I think Williams could do a lot worse things than keeping hold of Rosberg. The kid is quick, and has often got the Williams into positions it shouldnt have been such as Singapore 08, luck was invovled but he did the job.

I would certainly thought echo many of the previous posts about Nakajima. The lad can be quick sometimes, but when you compare him and Rosberg, Rosberg comes out on top. Maybe Williams should have a look at him, but then again, that could risk William’s engine supply…..


Yes I think you are right to bring this up. Rosberg has often looked promising but never quite delivered. A really god driver somehow has the ability to get a slightly better result than the car is capable of. This is something Rosberg has never done. I think what Williams and Rosberg need is strong driver in the other car to both help with development and give Rosberg a wake up call. Far to often we hear him comment after a race “it was just one of those races where everything went wrong”

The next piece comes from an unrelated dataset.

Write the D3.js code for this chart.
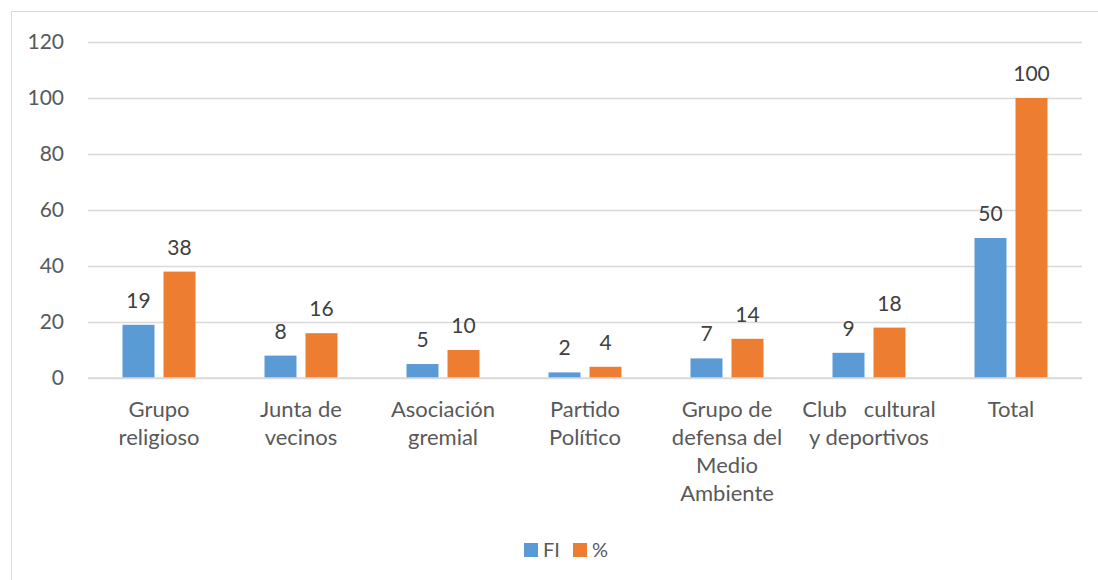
<!DOCTYPE html>
<html>
<head>
<meta charset="utf-8">
<script src="https://d3js.org/d3.v7.min.js"></script>
<style>
body { margin: 0; background: #fff; }
text { font-family: Lato, "Open Sans", sans-serif; fill: #595959; white-space: pre; }
</style>
</head>
<body>
<div id="chart"></div>
<script>
// data
var categories = ["Grupo\nreligioso", "Junta de\nvecinos", "Asociación\ngremial", "Partido\nPolítico",
                  "Grupo de\ndefensa del\nMedio\nAmbiente", "Club   cultural\ny deportivos", "Total"];
var seriesNames = ["FI", "%"];
var fiValues = [19, 8, 5, 2, 7, 9, 50];
var pctValues = [38, 16, 10, 4, 14, 18, 100];
var yTicks = [0, 20, 40, 60, 80, 100, 120];
var colors = ["#5b9bd5", "#ed7d31"];

var W = 1098, H = 580;
var margin = {top: 42, right: 16, bottom: 202, left: 88};

var svg = d3.select("#chart").append("svg")
    .attr("width", W).attr("height", H);

// outer frame, runs off the right and bottom edges
svg.append("rect")
    .attr("x", 11.5).attr("y", 11.5)
    .attr("width", W + 20).attr("height", H + 20)
    .attr("fill", "none").attr("stroke", "#d9d9d9");

var x = d3.scaleBand()
    .domain(categories)
    .range([margin.left, W - margin.right])
    .paddingInner(0.486)
    .paddingOuter(0.243);

var x1 = d3.scaleBand()
    .domain(seriesNames)
    .range([0, x.bandwidth()])
    .paddingInner(0.22);

var y = d3.scaleLinear()
    .domain([0, 120])
    .range([H - margin.bottom, margin.top]);

// gridlines + y labels
var yAxis = svg.append("g")
    .attr("transform", "translate(" + margin.left + ",0)")
    .call(d3.axisLeft(y).tickValues(yTicks).tickSize(-(W - margin.left - margin.right)).tickPadding(24));
yAxis.select(".domain").remove();
yAxis.selectAll(".tick line").attr("stroke", "#d9d9d9").attr("stroke-width", 1.3);
yAxis.selectAll(".tick text")
    .attr("font-size", "21px")
    .style("font-family", "Lato, sans-serif")
    .attr("fill", "#595959");

var rows = categories.map(function (c, i) {
  return {cat: c, vals: [fiValues[i], pctValues[i]]};
});

var groups = svg.append("g").selectAll("g")
    .data(rows).enter().append("g")
    .attr("transform", function (d) { return "translate(" + x(d.cat) + ",0)"; });

groups.selectAll("rect")
    .data(function (d) { return d.vals.map(function (v, j) { return {s: seriesNames[j], v: v, j: j}; }); })
    .enter().append("rect")
    .attr("x", function (d) { return x1(d.s); })
    .attr("y", function (d) { return y(d.v); })
    .attr("width", x1.bandwidth())
    .attr("height", function (d) { return y(0) - y(d.v); })
    .attr("fill", function (d) { return colors[d.j]; });

groups.selectAll("text.val")
    .data(function (d) { return d.vals.map(function (v, j) { return {s: seriesNames[j], v: v}; }); })
    .enter().append("text")
    .attr("class", "val")
    .attr("x", function (d) { return x1(d.s) + x1.bandwidth() / 2; })
    .attr("y", function (d) { return y(d.v) - 17; })
    .attr("text-anchor", "middle")
    .attr("font-size", "21px")
    .style("fill", "#404040")
    .text(function (d) { return d.v; });

// zero baseline
svg.append("line")
    .attr("x1", margin.left).attr("x2", W - margin.right)
    .attr("y1", y(0)).attr("y2", y(0))
    .attr("stroke", "#d9d9d9").attr("stroke-width", 1.3);

// category labels
var catLabels = svg.append("g").selectAll("text")
    .data(categories).enter().append("text")
    .attr("text-anchor", "middle")
    .attr("font-size", "22px")
    .attr("x", function (d) { return x(d) + x.bandwidth() / 2; })
    .attr("y", 417);
catLabels.each(function (d) {
  var t = d3.select(this);
  d.split("\n").forEach(function (line, k) {
    t.append("tspan")
      .attr("x", x(d) + x.bandwidth() / 2)
      .attr("dy", k === 0 ? 0 : 28)
      .text(line);
  });
});

// legend
var legendX = [524, 573];
var legend = svg.append("g").selectAll("g")
    .data(seriesNames).enter().append("g")
    .attr("transform", function (d, i) { return "translate(" + legendX[i] + ",543)"; });
legend.append("rect")
    .attr("width", 14).attr("height", 14)
    .attr("fill", function (d, i) { return colors[i]; });
legend.append("text")
    .attr("x", 19).attr("y", 14)
    .attr("font-size", "20px")
    .text(function (d) { return d; });
</script>
</body>
</html>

Totally agree with you Will Jordan, but guys like James Allen on pay attention to the bad things, because those things are that make noise.

Let’s make a little season review of Rosberg.

1. Oz GP, he was comfortable behind Vettel just before the team put 20 seconds on his first stop, then when he was fourth the team call him to chasing down Barrichello with soft tires and 15 laps of fuel onboard, the rest is history, between six and eight point lost by team mistakes.

2. Sepang GP, another amazing start by Rosberg, then the team call him very early, they said that Rosberg still had three more laps of fuel onboard, the team mistakes with the rain was another story, he lost al least four points.

3. Chinese GP, another bad call by the team with the SC, so we are talking about two or maybe four points.

At that time Rosberg was suppose to had at least 15 points by team mistakes had cost him 11.5 points.

And now James Allen made this entry to questioning Rosberg’s Performance? What about Williams bad couching at the pit wall? How on earth a driver can keep focus and motivated when his team blow out every race with bad calls at the pit wall?